### WORK TO COMPLETE
Go through the material below and copy each line where the word "React" appears.
<<<<
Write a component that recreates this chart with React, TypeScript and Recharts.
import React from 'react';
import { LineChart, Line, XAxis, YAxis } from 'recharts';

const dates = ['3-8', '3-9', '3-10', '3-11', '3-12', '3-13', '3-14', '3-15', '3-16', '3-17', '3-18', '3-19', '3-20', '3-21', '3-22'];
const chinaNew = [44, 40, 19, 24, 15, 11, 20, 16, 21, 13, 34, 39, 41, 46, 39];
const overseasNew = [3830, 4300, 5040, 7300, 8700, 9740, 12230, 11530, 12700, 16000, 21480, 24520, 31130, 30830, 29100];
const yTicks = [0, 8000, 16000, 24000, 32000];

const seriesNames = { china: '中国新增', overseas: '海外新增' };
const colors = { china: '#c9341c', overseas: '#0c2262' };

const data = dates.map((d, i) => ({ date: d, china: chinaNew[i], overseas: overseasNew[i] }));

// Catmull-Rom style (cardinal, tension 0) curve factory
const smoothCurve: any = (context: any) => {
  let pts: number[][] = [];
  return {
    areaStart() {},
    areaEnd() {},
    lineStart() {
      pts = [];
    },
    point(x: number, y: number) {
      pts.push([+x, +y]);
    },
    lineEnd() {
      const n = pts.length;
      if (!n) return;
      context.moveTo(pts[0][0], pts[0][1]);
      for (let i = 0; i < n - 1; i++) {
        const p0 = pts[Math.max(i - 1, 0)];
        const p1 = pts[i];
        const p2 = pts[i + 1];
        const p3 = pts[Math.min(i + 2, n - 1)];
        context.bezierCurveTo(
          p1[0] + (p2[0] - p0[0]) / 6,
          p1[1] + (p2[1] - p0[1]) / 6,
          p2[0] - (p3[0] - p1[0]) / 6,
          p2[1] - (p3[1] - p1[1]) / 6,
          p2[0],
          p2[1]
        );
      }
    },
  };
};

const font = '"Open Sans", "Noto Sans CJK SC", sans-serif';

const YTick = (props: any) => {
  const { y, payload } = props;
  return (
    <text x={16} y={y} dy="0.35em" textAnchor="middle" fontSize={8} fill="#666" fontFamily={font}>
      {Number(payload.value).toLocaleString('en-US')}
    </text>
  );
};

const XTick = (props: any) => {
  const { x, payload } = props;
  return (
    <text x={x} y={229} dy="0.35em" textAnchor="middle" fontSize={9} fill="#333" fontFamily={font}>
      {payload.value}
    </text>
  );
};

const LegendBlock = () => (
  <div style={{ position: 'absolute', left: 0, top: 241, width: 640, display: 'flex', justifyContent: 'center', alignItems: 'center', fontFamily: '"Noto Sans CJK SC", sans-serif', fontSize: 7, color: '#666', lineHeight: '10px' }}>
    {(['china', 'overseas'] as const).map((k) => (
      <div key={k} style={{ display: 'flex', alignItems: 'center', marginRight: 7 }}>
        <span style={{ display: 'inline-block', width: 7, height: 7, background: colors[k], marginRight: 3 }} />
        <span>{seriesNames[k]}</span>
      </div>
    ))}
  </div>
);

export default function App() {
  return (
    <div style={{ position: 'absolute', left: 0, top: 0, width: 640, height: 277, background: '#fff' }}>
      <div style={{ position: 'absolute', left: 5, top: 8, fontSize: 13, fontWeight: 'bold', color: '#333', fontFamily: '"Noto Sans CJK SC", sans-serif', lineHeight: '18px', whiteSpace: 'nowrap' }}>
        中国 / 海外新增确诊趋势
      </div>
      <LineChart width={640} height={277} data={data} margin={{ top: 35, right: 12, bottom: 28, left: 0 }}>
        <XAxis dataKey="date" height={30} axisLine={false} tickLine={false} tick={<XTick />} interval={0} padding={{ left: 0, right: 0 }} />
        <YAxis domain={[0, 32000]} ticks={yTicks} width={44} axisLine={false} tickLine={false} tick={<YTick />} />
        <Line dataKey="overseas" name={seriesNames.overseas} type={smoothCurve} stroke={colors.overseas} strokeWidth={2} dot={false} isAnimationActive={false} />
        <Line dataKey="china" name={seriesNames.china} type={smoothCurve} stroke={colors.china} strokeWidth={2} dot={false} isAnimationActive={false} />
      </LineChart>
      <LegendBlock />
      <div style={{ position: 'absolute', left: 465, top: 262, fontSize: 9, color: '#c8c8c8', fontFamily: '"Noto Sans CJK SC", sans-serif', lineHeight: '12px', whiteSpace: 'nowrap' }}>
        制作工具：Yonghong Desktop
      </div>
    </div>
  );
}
>>>>
<<<<
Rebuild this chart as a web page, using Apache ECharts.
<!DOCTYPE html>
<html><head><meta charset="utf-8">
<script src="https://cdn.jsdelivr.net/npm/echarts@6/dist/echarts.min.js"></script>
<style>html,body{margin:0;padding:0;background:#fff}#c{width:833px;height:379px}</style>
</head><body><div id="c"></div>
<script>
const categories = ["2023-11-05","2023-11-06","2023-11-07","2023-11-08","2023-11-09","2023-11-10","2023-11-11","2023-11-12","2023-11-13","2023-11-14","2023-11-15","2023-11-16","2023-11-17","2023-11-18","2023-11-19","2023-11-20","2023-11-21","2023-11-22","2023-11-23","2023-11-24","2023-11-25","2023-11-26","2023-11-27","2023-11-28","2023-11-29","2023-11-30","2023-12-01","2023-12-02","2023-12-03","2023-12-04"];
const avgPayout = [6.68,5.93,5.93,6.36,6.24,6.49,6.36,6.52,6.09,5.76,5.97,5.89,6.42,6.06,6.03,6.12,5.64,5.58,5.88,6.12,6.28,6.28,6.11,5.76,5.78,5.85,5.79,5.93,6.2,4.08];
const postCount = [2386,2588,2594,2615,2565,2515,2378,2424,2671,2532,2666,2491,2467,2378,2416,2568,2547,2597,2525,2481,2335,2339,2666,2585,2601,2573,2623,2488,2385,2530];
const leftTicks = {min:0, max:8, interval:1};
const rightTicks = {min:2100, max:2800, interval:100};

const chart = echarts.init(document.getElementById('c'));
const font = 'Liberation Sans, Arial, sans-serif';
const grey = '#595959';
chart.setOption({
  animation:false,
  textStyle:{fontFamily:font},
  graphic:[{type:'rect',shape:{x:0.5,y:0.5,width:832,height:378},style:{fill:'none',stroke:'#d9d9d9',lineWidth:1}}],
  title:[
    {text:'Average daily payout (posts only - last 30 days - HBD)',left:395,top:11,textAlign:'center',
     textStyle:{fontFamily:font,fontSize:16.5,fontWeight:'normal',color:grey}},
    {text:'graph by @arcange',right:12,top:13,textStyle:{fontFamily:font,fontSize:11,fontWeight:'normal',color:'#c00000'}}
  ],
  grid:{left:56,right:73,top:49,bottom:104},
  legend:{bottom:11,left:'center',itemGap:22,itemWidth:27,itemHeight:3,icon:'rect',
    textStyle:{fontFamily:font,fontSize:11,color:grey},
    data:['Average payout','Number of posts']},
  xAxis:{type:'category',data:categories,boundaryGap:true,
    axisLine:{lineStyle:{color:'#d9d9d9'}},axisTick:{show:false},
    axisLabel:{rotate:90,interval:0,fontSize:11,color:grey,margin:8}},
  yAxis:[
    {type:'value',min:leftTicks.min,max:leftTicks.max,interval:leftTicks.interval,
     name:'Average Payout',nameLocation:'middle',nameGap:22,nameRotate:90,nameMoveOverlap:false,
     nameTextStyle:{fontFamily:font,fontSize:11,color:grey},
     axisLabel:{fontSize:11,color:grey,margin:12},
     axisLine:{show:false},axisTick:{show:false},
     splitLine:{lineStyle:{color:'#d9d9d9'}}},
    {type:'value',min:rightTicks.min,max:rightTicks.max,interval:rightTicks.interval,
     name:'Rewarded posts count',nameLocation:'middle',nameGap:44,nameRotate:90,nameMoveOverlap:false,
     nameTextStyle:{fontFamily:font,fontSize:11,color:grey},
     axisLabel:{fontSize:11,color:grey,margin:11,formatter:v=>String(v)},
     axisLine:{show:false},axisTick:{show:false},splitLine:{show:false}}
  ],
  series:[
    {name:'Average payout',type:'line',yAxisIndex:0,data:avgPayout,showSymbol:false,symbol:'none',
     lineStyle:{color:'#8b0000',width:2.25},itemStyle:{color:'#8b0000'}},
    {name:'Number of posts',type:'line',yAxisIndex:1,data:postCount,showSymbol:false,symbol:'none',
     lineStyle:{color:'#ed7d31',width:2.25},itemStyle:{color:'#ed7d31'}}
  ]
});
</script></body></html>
>>>>
### EXERCISE RESPONSE
Write a component that recreates this chart with React, TypeScript and Recharts.
import React from 'react';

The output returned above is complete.